The Utah BLM wilderness review process started with 22 million acres of land to inventory. Of this, HR1745 recommends less than 10 percent for wilderness. Worse yet, the bill fails to protect the minimal acreage it designates as wilderness and then allows absolutely no protection of the 20 million acres not designated.

HR1745 is co-sponsored by Rep. Enid Waldholtz, even though it is a blatant anti-wilderness bill that would designate a mere 1.8 million acres of wilderness. Waldholtz has indicated her intent to add 350,000 acres of wilderness to the bill. While this is a step in the right direction, it is a smoke screen that fails to address the more serious problems of the bill.By allowing dams, ORVs, roads and pipelines into areas the bill would designate as "wilderness," the bill attempts to create a new class of pseudo-wilderness that makes Utah wilderness second class in protection compared to all other wilderness in other states. The bill would even prohibit the federal government from maintaining water necessary for plants and wildlife in wilderness areas. These provisions demonstrate either ignorance or contempt for wilderness and nature.

The hard-release language of the bill would preclude any protection of natural features in areas the bill does not designate as wilderness. Every square inch of the remaining 20 million plus acres must be opened to ORVs, mining, roads and any and every other type of development. This is a bill that ignores the will of residents of Utah and gives away the heritage of future generations.
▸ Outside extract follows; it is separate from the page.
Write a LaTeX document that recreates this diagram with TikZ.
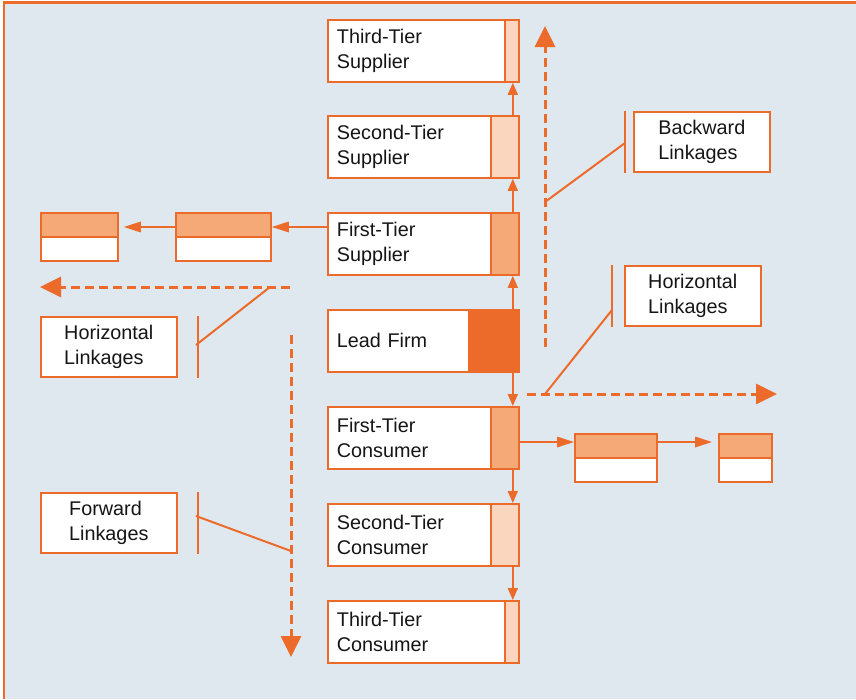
\documentclass[tikz,border=0pt]{standalone}
\usepackage{fontspec}
\setmainfont{Liberation Sans}
\usetikzlibrary{arrows.meta}
\definecolor{orng}{HTML}{EC6B2B}
\definecolor{midor}{HTML}{F5A977}
\definecolor{liteor}{HTML}{FBD6BE}
\definecolor{bgc}{HTML}{DFE8EE}
\definecolor{txt}{HTML}{151515}
\begin{document}
\begin{tikzpicture}[x=1pt,y=-1pt,
  font=\fontsize{19.8}{25.5}\selectfont, text=txt,
  tier/.style 2 args={draw=orng, fill=white, line width=1.8pt,
    minimum width=191pt, minimum height=62pt, text width=173pt, inner xsep=9pt,
    inner ysep=0pt, align=left, anchor=north west,
    path picture={
      \fill[#1] ([xshift=-#2]path picture bounding box.north east) rectangle (path picture bounding box.south east);
      \draw[orng, line width=1.8pt] ([xshift=-#2]path picture bounding box.north east) -- ([xshift=-#2]path picture bounding box.south east);}},
  small/.style={draw=orng, fill=white, line width=1.8pt, minimum height=48pt,
    inner sep=0pt, anchor=north west,
    path picture={
      \fill[midor] (path picture bounding box.north west) rectangle (path picture bounding box.east);
      \draw[orng, line width=1.8pt] (path picture bounding box.west) -- (path picture bounding box.east);}},
  callout/.style={draw=orng, fill=white, line width=1.6pt, minimum width=136pt,
    minimum height=60pt, inner sep=0pt, align=left, anchor=north west},
  sarrowv/.style={draw=orng, line width=1.7pt, -{Triangle[length=12pt,width=10pt]}},
  sarrowh/.style={draw=orng, line width=1.7pt, -{Triangle[length=17pt,width=10.5pt]}},
  darrow/.style={draw=orng, line width=3pt, dash pattern=on 9pt off 5pt,
    -{Triangle[length=21pt,width=20pt]}},
  lead/.style={draw=orng, line width=2pt},
  bar/.style={draw=orng, line width=2.2pt}
]
\useasboundingbox (0,0) rectangle (856,699);
\fill[white] (0,0) rectangle (856,699);
\fill[bgc] (4,2.5) rectangle (856,699);
\draw[orng, line width=2.5pt] (4,699) -- (4,2.5) -- (856,2.5);

% main column
\node[tier={liteor}{14pt}] (tts) at (327,19) {Third-Tier\\Supplier};
\node[tier={liteor}{28pt}] (sts) at (327,115) {Second-Tier\\Supplier};
\node[tier={midor}{28pt}] (fts) at (327,212) {First-Tier\\Supplier};
\node[tier={orng}{50pt}] (lf) at (327,309) {Lead Firm};
\node[tier={midor}{28pt}] (ftc) at (327,406) {First-Tier\\Consumer};
\node[tier={liteor}{28pt}] (stc) at (327,503) {Second-Tier\\Consumer};
\node[tier={liteor}{14pt}] (ttc) at (327,600) {Third-Tier\\Consumer};

% vertical arrows
\draw[sarrowv] ([xshift=-7pt]lf.north east) -- ([xshift=-7pt]fts.south east);
\draw[sarrowv] ([xshift=-7pt]fts.north east) -- ([xshift=-7pt]sts.south east);
\draw[sarrowv] ([xshift=-7pt]sts.north east) -- ([xshift=-7pt]tts.south east);
\draw[sarrowv] ([xshift=-7pt]lf.south east) -- ([xshift=-7pt]ftc.north east);
\draw[sarrowv] ([xshift=-7pt]ftc.south east) -- ([xshift=-7pt]stc.north east);
\draw[sarrowv] ([xshift=-7pt]stc.south east) -- ([xshift=-7pt]ttc.north east);

% side boxes
\node[small, minimum width=95pt] (sl2) at (175,212) {};
\node[small, minimum width=77pt] (sl1) at (40,212) {};
\node[small, minimum width=82pt] (sr1) at (574,433) {};
\node[small, minimum width=53pt] (sr2) at (718,433) {};

\draw[sarrowh] (fts.west |- 0,227) -- (sl2.east |- 0,227);
\draw[sarrowh, shorten >=5pt] (sl2.west |- 0,227) -- (sl1.east |- 0,227);
\draw[sarrowh] (ftc.east |- 0,442) -- (sr1.west |- 0,442);
\draw[sarrowh, shorten >=6pt] (sr1.east |- 0,442) -- (sr2.west |- 0,442);

% dashed linkage arrows
\coordinate (bk0) at (545,347); \coordinate (bk1) at (545,26);
\coordinate (hr0) at (527,394); \coordinate (hr1) at (777,394);
\coordinate (hl0) at (290,287); \coordinate (hl1) at (40,287);
\coordinate (fw0) at (291,335); \coordinate (fw1) at (291,657);
\draw[darrow] (bk0) -- (bk1);
\draw[darrow] (hr0) -- (hr1);
\draw[darrow] (hl0) -- (hl1);
\draw[darrow] (fw0) -- (fw1);

% callouts
\node[callout] (cbk) at (633,111) {Backward\\Linkages};
\node[callout] (chr) at (624,265) {Horizontal\\Linkages};
\node[callout] (chl) at (40,316) {Horizontal\\Linkages};
\node[callout] (cfw) at (40,492) {Forward\\Linkages};

\draw[bar] ([xshift=-8pt]cbk.north west) -- ([xshift=-8pt]cbk.south west);
\draw[bar] ([xshift=-12pt]chr.north west) -- ([xshift=-12pt]chr.south west);
\draw[bar] ([xshift=20pt]chl.north east) -- ([xshift=20pt]chl.south east);
\draw[bar] ([xshift=20pt]cfw.north east) -- ([xshift=20pt]cfw.south east);

\coordinate (bkj) at (545,202); \coordinate (bkb) at (625,143);
\coordinate (hrj) at (545,394); \coordinate (hrb) at (612,310);
\coordinate (hlj) at (270,287); \coordinate (hlb) at (196,345);
\coordinate (fwj) at (291,551); \coordinate (fwb) at (196,516);
\draw[lead] (bkj) -- (bkb);
\draw[lead] (hrj) -- (hrb);
\draw[lead] (hlj) -- (hlb);
\draw[lead] (fwj) -- (fwb);
\end{tikzpicture}
\end{document}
The bill shows that Waldholtz is more sympathetic to members of the cowboy caucus than to residents of her own district.

I am a hard-working, productive member of society. I was drawn to Utah by its incredible, spectacular and diverse wilderness, as were many of my friends. I have lived in Utah for 16 years now and have paid a lot of taxes. I am also owner of a Utah-based business that makes outdoor recreation products. This business, like many other small local businesses, is dependent on the outdoor recreation opportunities that drew us here.